Sadece temmuz ayında satılan konut sayısı 229 bin 357… Bir ayda bu kadar konutun satılması Türkiye ekonomisine güvenin de bir göstergesi olarak söylenebilir. Çünkü ekonomiye güven olmasıyla birlikte borçlanma ve taksit altına giren hanehalkını görüyoruz. Nitekim Ekonomi Güven Endeksinde de artışları görüyoruz. Ekonomi güven endeksi Temmuz ayında 82,2 iken, Ağustos ayında %4,4 oranında artarak 85,9 değerine yükseldi.

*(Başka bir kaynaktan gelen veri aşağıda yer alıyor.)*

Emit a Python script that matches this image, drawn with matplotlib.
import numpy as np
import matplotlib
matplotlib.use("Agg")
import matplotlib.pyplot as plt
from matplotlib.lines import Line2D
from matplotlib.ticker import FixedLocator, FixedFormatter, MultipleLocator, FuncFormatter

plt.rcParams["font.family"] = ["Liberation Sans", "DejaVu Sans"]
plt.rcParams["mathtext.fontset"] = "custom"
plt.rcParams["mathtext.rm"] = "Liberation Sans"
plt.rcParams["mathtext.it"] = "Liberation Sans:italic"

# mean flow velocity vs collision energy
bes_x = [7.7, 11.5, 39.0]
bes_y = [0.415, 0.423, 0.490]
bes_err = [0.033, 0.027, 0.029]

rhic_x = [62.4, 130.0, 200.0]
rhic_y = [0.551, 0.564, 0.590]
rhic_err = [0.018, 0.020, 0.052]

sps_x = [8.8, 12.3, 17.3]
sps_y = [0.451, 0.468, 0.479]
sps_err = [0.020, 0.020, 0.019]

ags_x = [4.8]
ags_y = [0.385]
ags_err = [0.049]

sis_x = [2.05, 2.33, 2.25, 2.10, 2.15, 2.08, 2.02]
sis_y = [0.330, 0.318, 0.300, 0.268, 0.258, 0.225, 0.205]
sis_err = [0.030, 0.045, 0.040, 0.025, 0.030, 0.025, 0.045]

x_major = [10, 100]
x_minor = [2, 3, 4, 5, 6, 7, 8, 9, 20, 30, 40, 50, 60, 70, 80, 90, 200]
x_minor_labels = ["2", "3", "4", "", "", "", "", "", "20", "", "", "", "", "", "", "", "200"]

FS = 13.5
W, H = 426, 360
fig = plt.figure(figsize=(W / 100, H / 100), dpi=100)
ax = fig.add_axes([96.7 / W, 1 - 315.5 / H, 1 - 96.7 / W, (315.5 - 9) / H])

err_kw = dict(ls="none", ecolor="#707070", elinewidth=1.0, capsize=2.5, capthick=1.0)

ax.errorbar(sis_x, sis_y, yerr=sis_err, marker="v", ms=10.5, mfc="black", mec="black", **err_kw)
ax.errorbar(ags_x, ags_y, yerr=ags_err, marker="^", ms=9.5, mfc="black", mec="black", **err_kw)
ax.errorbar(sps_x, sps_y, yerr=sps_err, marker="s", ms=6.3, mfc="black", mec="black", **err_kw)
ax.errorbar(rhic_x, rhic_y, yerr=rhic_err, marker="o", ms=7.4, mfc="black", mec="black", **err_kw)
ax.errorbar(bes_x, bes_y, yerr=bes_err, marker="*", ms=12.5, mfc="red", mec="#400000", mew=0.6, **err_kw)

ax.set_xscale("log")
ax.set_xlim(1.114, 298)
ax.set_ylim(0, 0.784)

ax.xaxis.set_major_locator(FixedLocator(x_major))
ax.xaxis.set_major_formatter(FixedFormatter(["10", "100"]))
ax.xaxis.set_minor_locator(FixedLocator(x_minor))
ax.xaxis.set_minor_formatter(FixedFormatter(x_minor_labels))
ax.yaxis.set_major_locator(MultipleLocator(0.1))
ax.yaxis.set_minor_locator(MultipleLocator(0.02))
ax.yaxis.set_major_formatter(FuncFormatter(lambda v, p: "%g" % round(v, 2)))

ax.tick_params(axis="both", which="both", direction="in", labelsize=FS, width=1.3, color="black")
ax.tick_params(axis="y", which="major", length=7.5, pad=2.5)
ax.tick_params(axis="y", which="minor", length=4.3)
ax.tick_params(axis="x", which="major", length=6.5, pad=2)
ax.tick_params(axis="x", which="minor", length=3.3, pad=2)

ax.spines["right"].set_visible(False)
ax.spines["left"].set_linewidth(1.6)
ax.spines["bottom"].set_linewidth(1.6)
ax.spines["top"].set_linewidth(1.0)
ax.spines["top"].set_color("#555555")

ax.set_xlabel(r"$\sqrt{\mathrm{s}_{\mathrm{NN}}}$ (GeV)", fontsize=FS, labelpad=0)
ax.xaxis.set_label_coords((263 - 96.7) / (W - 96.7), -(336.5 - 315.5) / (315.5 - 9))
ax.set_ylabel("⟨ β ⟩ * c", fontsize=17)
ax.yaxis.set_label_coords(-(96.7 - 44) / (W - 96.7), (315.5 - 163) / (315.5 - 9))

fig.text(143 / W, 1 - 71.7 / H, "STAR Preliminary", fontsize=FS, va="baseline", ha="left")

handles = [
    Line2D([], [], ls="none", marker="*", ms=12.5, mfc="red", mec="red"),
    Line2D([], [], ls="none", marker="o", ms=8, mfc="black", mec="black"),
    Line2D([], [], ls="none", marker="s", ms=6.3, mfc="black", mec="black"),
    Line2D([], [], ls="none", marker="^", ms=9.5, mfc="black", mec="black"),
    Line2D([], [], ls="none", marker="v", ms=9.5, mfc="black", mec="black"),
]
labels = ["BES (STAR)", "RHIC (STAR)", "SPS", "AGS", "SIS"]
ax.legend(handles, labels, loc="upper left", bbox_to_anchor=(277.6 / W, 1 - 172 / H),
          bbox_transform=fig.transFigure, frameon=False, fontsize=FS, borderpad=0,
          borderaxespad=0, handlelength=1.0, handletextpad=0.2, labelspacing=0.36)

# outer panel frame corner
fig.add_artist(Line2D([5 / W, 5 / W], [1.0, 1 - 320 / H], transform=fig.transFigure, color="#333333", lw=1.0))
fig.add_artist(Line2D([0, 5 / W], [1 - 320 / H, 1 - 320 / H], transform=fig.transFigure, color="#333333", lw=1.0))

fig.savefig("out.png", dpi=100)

Bugün açıklanacak olan büyüme verileri ikinci döneme, yani salgının daha hızlı yayılmaması için sıkı tedbirlerin alındığı nisan, mayıs ve haziran aylarına ait veriler olacaktır. Bu dönemde kısmi bir daralma yaşanması son derece normal olacaktır. Çünkü bu daralmayı bizzat biz istedik. Salgının daha hızlı yayılmaması için alınan tedbirler tüketimi ve üretimi kısıtladığından, ekonomide de kontrollü bir daralma yaşanması normaldir. Nitekim Türkiye ekonomisindeki daralma, diğer ülkelere kıyasla daha az olacaktır. Çünkü haziran ayındaki veriler ekonomide hızlı bir toparlanmayı işaret ediyor.

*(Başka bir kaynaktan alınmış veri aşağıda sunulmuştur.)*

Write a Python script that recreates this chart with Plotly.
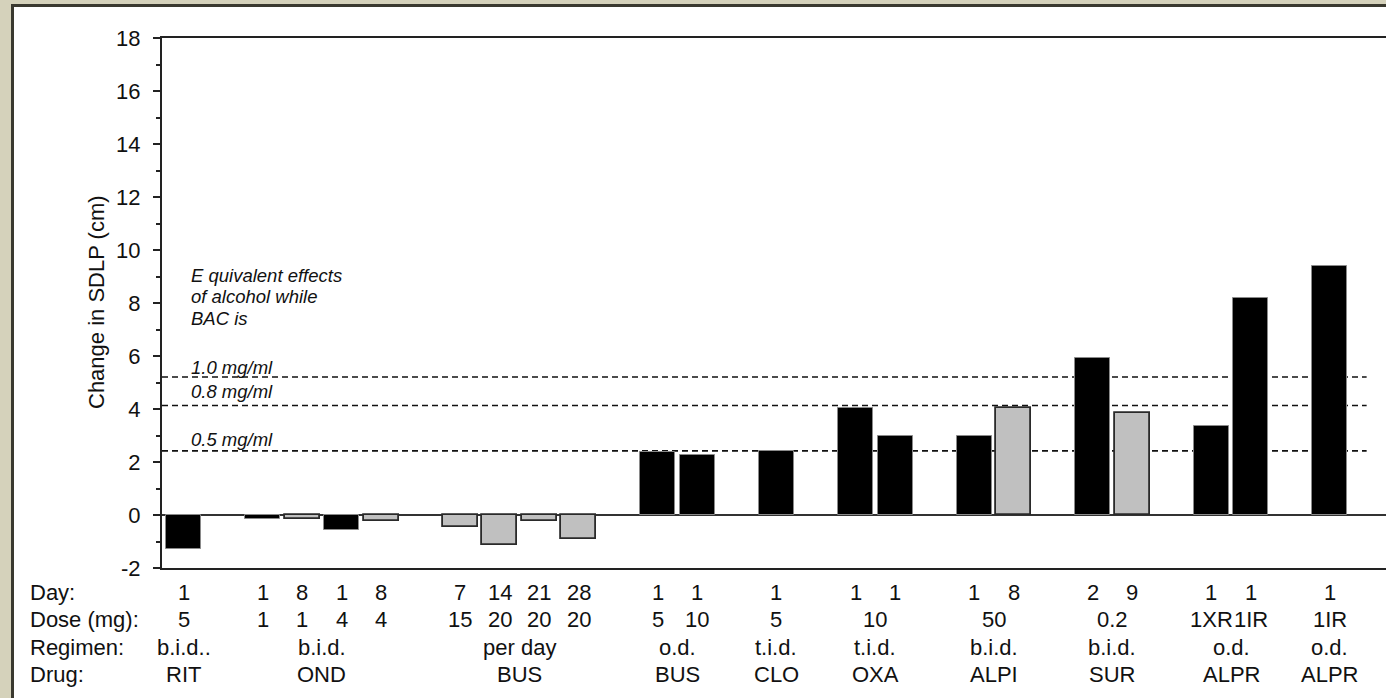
import plotly.graph_objects as go

# ---------------- data ----------------
drugs = ["RIT", "OND", "BUS", "BUS", "CLO", "OXA", "ALPI", "SUR", "ALPR", "ALPR"]
regimens = ["b.i.d..", "b.i.d.", "per day", "o.d.", "t.i.d.", "t.i.d.", "b.i.d.", "b.i.d.", "o.d.", "o.d."]
group_sizes = [1, 4, 4, 2, 1, 2, 2, 2, 2, 1]
days = ["1", "1", "8", "1", "8", "7", "14", "21", "28", "1", "1", "1", "1", "1", "1", "8", "2", "9", "1", "1", "1"]
doses = [["5"], ["1", "1", "4", "4"], ["15", "20", "20", "20"], ["5", "10"], ["5"],
         ["10"], ["50"], ["0.2"], ["1XR", "1IR"], ["1IR"]]
sdlp_change = [-1.30,
               -0.15, -0.15, -0.55, -0.22,
               -0.45, -1.15, -0.22, -0.92,
               2.38, 2.28,
               2.40,
               4.05, 2.98,
               2.98, 4.02,
               5.92, 3.85,
               3.34, 8.18,
               9.38]
# "A" = black bar, "R" = grey bar (repeated dosing)
bar_kind = ["A", "A", "R", "A", "R", "R", "R", "R", "R", "A", "A", "A", "A", "A", "A", "R", "A", "R", "A", "A", "A"]
bac_labels = ["1.0 mg/ml", "0.8 mg/ml", "0.5 mg/ml"]
bac_sdlp = [5.21, 4.13, 2.42]
y_ticks = [-2, 0, 2, 4, 6, 8, 10, 12, 14, 16, 18]
y_tick_text = ["-2", "0", "2", "4", "6", "8", "10", "12", "14", "16", "18"]
row_names = ["Day:", "Dose (mg):", "Regimen:", "Drug:"]
y_title = "Change in SDLP (cm)"
note_lines = ["E quivalent effects", "of alcohol while", "BAC is"]

# ---------------- layout constants ----------------
W, H = 1386, 698
L, T, R = 162, 38, 0
B = H - 568
PW, PH = W - L - R, H - T - B
FONT = "Liberation Sans, Arial, sans-serif"
TXT = "#111111"
FS = 22


def pxx(px):
    return (px - L) / PW


def pxy(py):
    return (H - B - py) / PH


# slot positions: one empty slot between groups
positions, group_pos = [], []
pos = 0
for n in group_sizes:
    ps = list(range(pos, pos + n))
    positions.extend(ps)
    group_pos.append(ps)
    pos += n + 1

slot_px = 39.53
x0 = -0.544
x_range = [x0, x0 + PW / slot_px]

fill_map = {"A": "#000000", "R": "#c0c0c0"}
line_map = {"A": "#8a8a8a", "R": "#2a2a2a"}
lw_map = {"A": 1, "R": 1.8}

fig = go.Figure()
for kind in ["A", "R"]:
    xs = [p for p, k in zip(positions, bar_kind) if k == kind]
    ys = [v for v, k in zip(sdlp_change, bar_kind) if k == kind]
    fig.add_trace(go.Bar(
        x=xs, y=ys, width=0.885,
        marker=dict(color=fill_map[kind], line=dict(color=line_map[kind], width=lw_map[kind])),
        showlegend=False, hoverinfo="x+y",
    ))

shapes = []
# outer frame
shapes.append(dict(type="rect", xref="paper", yref="paper",
                   x0=pxx(12.5), x1=pxx(1420), y0=pxy(5.5), y1=pxy(740),
                   fillcolor="white", line=dict(color="#3a392f", width=3), layer="below"))
# BAC reference lines
for v in bac_sdlp:
    shapes.append(dict(type="line", xref="x", yref="y", x0=x_range[0], x1=positions[-1] + 0.93,
                       y0=v, y1=v, line=dict(color="#111111", width=1.6, dash="6px,4px"), layer="below"))

annotations = []
# y-axis title
annotations.append(dict(text=y_title, xref="paper", yref="paper", x=pxx(96), y=pxy(302),
                        xanchor="center", yanchor="middle", textangle=-90, showarrow=False,
                        font=dict(family=FONT, size=FS, color=TXT)))
# note
for line, py in zip(note_lines, [275, 296.7, 318]):
    annotations.append(dict(text="<i>" + line + "</i>", xref="paper", yref="paper",
                            x=pxx(189), y=pxy(py), xanchor="left", yanchor="middle", align="left",
                            showarrow=False, font=dict(family=FONT, size=18.5, color=TXT)))
# BAC labels
bac_shift = [9, 14, 11]
for lab, v, s in zip(bac_labels, bac_sdlp, bac_shift):
    annotations.append(dict(text="<i>" + lab + "</i>", xref="paper", yref="y", x=pxx(189), y=v,
                            yshift=s, xanchor="left", yanchor="middle", showarrow=False,
                            font=dict(family=FONT, size=18.5, color=TXT)))

row_y = [pxy(592), pxy(619), pxy(647), pxy(674)]
for name, ry in zip(row_names, row_y):
    annotations.append(dict(text=name, xref="paper", yref="paper", x=pxx(28), y=ry,
                            xanchor="left", yanchor="middle", showarrow=False,
                            font=dict(family=FONT, size=FS, color=TXT)))


def row_ann(text, x, ry):
    return dict(text=text, xref="x", yref="paper", x=x, y=ry, xanchor="center", yanchor="middle",
                showarrow=False, font=dict(family=FONT, size=FS, color=TXT))


for p, d in zip(positions, days):
    annotations.append(row_ann(d, p, row_y[0]))
for gp, dl, reg, drug in zip(group_pos, doses, regimens, drugs):
    centre = sum(gp) / len(gp)
    if len(dl) == 1:
        annotations.append(row_ann(dl[0], centre, row_y[1]))
    else:
        for p, d in zip(gp, dl):
            annotations.append(row_ann(d, p, row_y[1]))
    annotations.append(row_ann(reg, centre, row_y[2]))
    annotations.append(row_ann(drug, centre, row_y[3]))

fig.update_layout(
    width=W, height=H,
    margin=dict(l=L, r=R, t=T, b=B, pad=0),
    paper_bgcolor="#d5d2bb",
    plot_bgcolor="white",
    bargap=0,
    shapes=shapes,
    annotations=annotations,
    font=dict(family=FONT, size=FS, color=TXT),
    xaxis=dict(range=x_range, showticklabels=False, ticks="", showgrid=False, zeroline=False,
               showline=True, linecolor="#222222", linewidth=2, mirror=True, fixedrange=True),
    yaxis=dict(range=[-2, 18], tickmode="array", tickvals=y_ticks, ticktext=y_tick_text,
               ticks="outside", ticklen=7, tickwidth=1.5,
               tickcolor="#222222", showgrid=False, showline=True, linecolor="#222222", linewidth=2,
               zeroline=True, zerolinecolor="#333333", zerolinewidth=1.6,
               ticklabelstandoff=8,
               tickfont=dict(family=FONT, size=FS, color=TXT),
               minor=dict(dtick=1, tick0=0, ticks="outside", ticklen=4, tickwidth=1.5, tickcolor="#222222",
                          showgrid=False),
               fixedrange=True),
)

fig.write_html("out.html", config={"displayModeBar": False},
               post_script="document.body.style.margin='0';document.body.style.overflow='hidden';")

Tüm bunların doğum sancısı olduğunu da söyleyebiliriz. Türkiye’nin Karadeniz’de bulduğu doğalgaz rezervi, yeni keşiflerin de habercisi olarak nitelendirilebilir. Türkiye’nin bulacağı yeni rezervler ile Türkiye’nin cari açık gibi bir problemi de kalmayacaktır. Türkiye sadece aradığı yer altı enerji kaynaklarına bel bağlamayıp nükleer santraller, yenilenebilir enerji kaynakları (rüzgâr ve güneş gibi), hidroelektrik santralleri gibi her alanda yatırımlarını sürdürüyor. Bu yatırımların meyveleri olarak cari açık değil cari fazla söz konusu olduğunda Türkiye, döviz aramak ve bulmak zorunda kalmayacaktır. Bu durum, Türkiye ekonomisine karşı düzenlenen operasyonlara karşı güçlü bir kalkan oluşturacaktır. Ayrıca enflasyon frenlenirken fiyat istikrarı sağlama konusunda önemli bir avantaj da sağlayacaktır. Döviz kurunda ve fiyatlarda yaşanacak istikrar ile finansman maliyetlerinde azalma ve yatırımlarda artış beklenebilir. Yeni yatırımlarla istihdam artarken işsizlik de azalacaktır.

Türkiye, savunma sanayisinden otomotiv sanayisine, medikal ve tıbbi sanayiden enerji sektörüne birçok alanda yaptığı yerlileşme ve millileşme atılımları ile cari açık problemini en aza indirme konusunda büyük yatırımlar yapmaktadır. Bunun meyvelerini de yakında yemeğe başlayacaktır.

Onun için ülkemize güvenip çalışmaya ve kendimizi geliştirmeye devam etmeliyiz. Uzak olmayan bir zamanda bu donanımlar bize lazım olacaktır.